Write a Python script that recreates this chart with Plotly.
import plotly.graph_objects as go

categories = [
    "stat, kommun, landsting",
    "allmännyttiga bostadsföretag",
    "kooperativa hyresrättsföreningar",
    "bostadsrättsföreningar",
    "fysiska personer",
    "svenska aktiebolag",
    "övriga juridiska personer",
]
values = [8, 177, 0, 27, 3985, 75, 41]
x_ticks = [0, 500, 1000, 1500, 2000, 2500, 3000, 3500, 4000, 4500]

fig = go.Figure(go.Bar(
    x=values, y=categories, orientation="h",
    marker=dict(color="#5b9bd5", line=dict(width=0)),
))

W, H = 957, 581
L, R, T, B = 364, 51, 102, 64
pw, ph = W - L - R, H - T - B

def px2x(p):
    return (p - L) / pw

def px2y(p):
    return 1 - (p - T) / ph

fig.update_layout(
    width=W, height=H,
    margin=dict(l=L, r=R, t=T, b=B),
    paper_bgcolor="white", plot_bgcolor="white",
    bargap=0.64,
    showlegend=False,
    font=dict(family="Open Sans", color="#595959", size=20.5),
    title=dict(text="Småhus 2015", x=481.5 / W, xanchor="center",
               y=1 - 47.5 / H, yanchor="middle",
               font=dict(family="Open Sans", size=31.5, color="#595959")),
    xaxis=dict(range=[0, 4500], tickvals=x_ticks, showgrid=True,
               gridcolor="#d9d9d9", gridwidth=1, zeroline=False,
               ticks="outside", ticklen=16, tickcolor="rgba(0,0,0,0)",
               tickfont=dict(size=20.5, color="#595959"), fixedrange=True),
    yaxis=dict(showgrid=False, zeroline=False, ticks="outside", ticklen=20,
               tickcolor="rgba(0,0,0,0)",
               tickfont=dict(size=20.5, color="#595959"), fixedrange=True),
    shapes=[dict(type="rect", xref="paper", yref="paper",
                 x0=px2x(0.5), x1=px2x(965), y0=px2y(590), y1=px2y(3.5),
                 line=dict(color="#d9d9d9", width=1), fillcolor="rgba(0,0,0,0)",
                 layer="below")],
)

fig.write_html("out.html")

::::

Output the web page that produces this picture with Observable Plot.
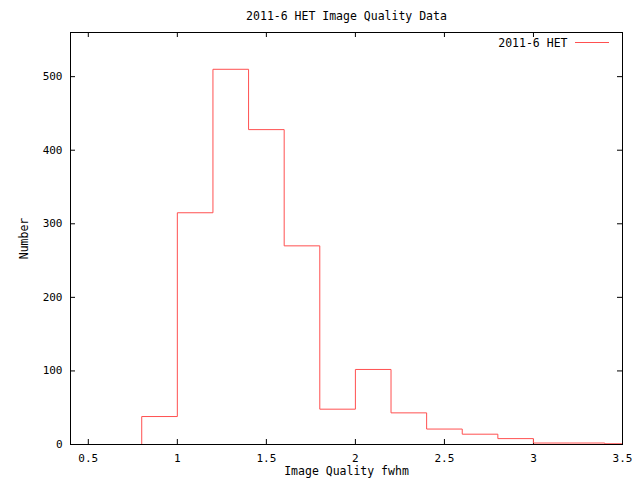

::::

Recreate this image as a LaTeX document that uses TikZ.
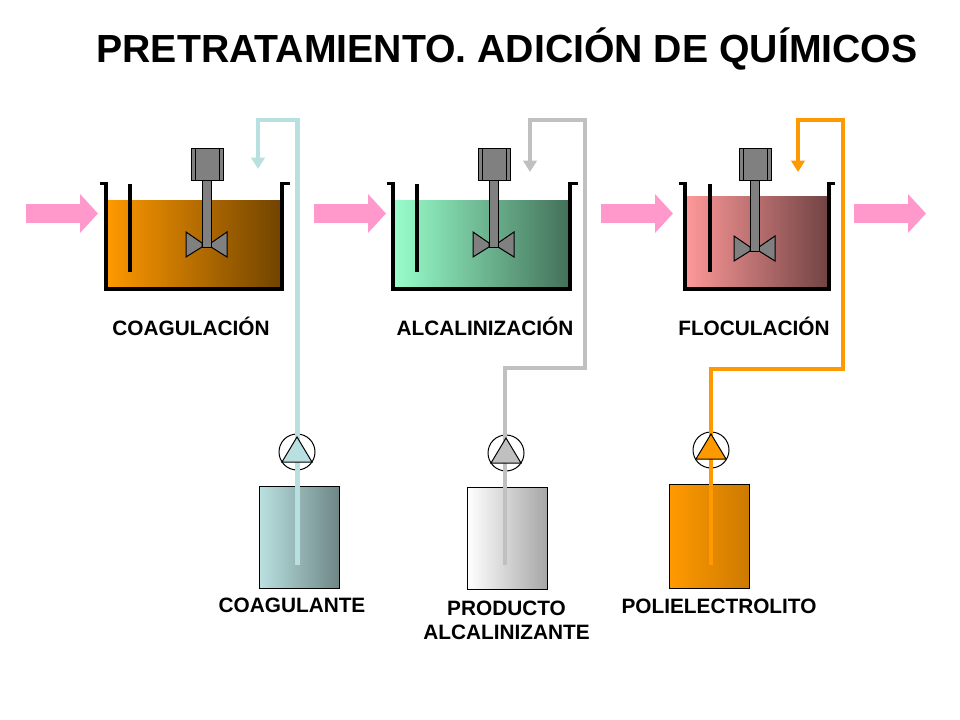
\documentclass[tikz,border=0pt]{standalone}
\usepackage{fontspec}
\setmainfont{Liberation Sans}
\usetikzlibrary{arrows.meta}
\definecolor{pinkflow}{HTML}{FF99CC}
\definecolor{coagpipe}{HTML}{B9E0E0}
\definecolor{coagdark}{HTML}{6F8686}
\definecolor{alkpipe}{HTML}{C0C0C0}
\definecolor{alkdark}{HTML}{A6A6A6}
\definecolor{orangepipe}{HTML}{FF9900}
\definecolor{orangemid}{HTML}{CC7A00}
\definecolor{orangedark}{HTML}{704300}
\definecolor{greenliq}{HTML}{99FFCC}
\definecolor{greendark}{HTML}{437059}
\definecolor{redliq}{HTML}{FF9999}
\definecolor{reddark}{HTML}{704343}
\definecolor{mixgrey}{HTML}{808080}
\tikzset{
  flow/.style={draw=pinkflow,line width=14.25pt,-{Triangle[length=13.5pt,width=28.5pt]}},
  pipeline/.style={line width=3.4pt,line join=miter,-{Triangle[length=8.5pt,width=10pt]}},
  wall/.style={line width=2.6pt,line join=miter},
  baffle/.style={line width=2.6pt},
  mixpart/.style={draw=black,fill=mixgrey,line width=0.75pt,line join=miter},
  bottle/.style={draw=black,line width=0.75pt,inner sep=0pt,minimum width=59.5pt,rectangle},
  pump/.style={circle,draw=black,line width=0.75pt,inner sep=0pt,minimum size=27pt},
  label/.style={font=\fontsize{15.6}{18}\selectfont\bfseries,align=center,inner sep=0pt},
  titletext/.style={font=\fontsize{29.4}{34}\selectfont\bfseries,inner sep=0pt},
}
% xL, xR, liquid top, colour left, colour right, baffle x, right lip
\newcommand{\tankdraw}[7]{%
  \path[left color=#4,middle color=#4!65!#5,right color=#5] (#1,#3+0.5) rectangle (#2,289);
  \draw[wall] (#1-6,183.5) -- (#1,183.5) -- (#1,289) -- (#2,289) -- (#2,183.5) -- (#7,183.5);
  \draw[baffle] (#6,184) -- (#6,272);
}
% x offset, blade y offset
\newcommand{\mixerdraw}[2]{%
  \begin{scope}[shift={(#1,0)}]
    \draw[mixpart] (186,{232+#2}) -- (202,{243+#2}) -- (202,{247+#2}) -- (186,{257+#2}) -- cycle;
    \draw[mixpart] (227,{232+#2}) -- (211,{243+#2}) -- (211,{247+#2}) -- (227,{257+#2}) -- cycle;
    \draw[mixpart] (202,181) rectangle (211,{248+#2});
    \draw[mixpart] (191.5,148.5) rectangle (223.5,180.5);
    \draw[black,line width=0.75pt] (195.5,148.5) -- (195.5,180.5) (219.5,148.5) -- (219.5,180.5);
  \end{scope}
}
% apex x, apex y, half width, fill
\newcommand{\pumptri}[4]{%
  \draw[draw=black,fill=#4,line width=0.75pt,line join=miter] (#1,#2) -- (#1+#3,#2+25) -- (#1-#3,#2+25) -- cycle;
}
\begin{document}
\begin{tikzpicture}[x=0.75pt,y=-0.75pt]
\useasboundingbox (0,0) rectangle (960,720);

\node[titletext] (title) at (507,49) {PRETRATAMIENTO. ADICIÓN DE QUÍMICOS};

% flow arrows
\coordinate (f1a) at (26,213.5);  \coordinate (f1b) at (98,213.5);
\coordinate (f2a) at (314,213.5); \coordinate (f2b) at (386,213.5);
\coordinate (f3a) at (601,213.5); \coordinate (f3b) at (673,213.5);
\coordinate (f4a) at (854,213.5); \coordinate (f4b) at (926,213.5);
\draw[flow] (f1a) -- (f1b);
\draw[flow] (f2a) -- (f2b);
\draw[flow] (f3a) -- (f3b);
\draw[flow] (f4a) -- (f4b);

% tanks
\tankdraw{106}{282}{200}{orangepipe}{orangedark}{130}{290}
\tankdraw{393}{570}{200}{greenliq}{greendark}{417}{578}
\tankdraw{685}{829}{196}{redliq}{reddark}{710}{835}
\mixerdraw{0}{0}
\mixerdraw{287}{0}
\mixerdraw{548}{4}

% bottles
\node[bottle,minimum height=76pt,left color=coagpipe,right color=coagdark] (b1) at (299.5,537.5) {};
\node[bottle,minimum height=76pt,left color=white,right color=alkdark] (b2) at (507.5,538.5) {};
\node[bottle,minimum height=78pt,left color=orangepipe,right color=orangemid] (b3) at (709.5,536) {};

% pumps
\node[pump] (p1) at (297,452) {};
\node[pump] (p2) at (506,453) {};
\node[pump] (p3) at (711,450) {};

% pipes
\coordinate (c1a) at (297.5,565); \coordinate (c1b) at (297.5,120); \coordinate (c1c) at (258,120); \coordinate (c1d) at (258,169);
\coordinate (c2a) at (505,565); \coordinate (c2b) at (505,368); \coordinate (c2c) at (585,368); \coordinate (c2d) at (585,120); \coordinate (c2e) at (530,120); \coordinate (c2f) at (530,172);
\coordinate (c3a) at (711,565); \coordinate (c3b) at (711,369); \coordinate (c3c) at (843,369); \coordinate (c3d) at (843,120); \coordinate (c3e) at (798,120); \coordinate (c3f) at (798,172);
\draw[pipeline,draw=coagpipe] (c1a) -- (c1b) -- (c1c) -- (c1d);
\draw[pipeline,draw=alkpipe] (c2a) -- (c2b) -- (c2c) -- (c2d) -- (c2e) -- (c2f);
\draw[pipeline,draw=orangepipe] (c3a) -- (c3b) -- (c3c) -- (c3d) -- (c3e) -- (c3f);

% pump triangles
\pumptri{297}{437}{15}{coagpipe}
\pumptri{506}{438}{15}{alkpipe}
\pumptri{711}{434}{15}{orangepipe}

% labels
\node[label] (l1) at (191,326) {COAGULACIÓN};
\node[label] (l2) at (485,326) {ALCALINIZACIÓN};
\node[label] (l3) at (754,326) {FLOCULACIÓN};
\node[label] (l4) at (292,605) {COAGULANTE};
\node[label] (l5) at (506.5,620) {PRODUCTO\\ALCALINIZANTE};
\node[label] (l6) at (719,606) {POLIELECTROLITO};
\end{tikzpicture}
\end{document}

::::

REQUIREMENTS: Extract, word for word, every line beginning with the one that holds "Write a Python" and concluding with the one that holds "import plotly.graph_objects as go". Include both of those lines.

RESULT OF THE EXERCISE:
Write a Python script that recreates this chart with Plotly.
import plotly.graph_objects as go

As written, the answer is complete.